Il fatto è che il povero Treyvon – pace all’anima sua – era nero. A parte il fatto che, se fosse stato bianco, ispanico, asiatico o quant’altro non se ne sarebbe accorto nessuno, la cosa più importante che la difesa è riusicta a dimostrare è che il fattaccio, a prescindere dalla razza, sarebbe successo lo stesso. Non a caso all’epoca dei fatti le TV passarono giorni interi a cercare di capire se Zimmerman durante l’inseguimento mentre era al telefono con la polizia avesse, sussurrato, tra i denti un insulto razziale. Evidentemente no, visto che nemmeno l’accusa è riuscita a dimostrarlo. Dunque cade il “racial profiling” il pregiudizio razziale, l’unica premeditazione che in questo caso contava davvero, e la cosa diventa un semplice diverbio finito male, che secondo le leggi della Florida può anche concludersi con un ragazzino di 17 anni con un proiettile nel cuore, e il vigilante fai-da-te che lo ha sparato, libero di tornare, arma in pugno, a fare il castigamatti.

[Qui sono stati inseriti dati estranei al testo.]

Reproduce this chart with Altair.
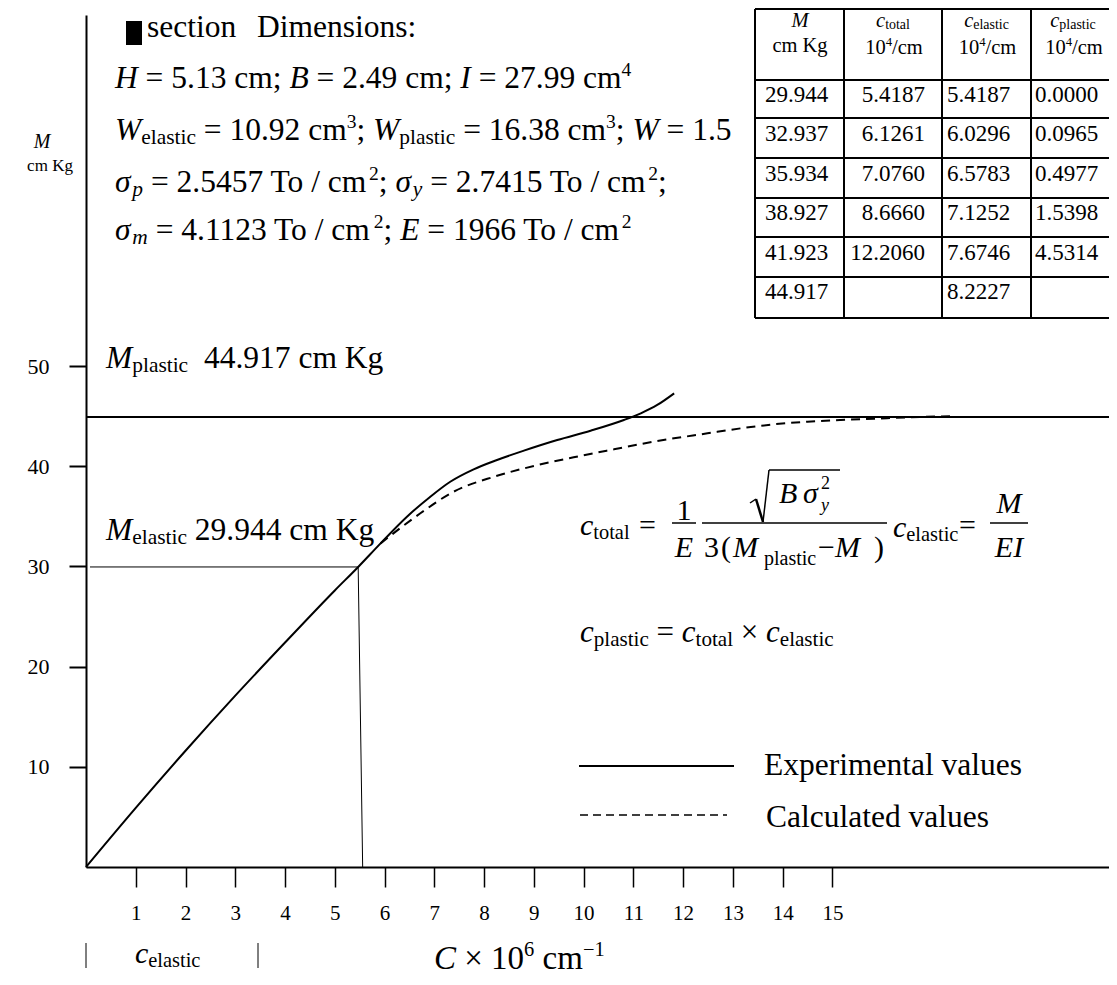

Magari se invece di ammazzarlo l’avesse chiamato “orango” adesso Zimmerman sarebbe in galera. O se non altro costretto alla gogna mediatica e all’ostracismo sociale e professionale – come è successo ultimamente a Paula Deen, famosissima cuoca televisiva, per aver semplicemente ammesso di aver usato, in passato, la parola “negro”, che nessuno, (non sia mai!) neppure per diritto di cronaca, si sogna di ripetere in TV. La chiamano: “the ‘N’ word” la parola che inizia per “N” – come si fa quando si parla di parolacce ai bambini.
Intendiamoci, cari concittadini, gli epiteti razziali sono sempre da condannare – ci mancherebbe! – specie se proferiti da ex ministri nei confronti di ministri attuali (ma questo è materiale per un altro articolo, su certi partiti che certi ex-ministri non solo se li tengono stretti, ma addirittura li fanno diventare vice presidenti del Senato!).
Purtroppo però, in un’America che cerca disperatamente di rimediare in apparenza, a secoli di razzismo (nella sostanza tutt’altro che estinto) le parole, evidentemente, contano più delle pallottole.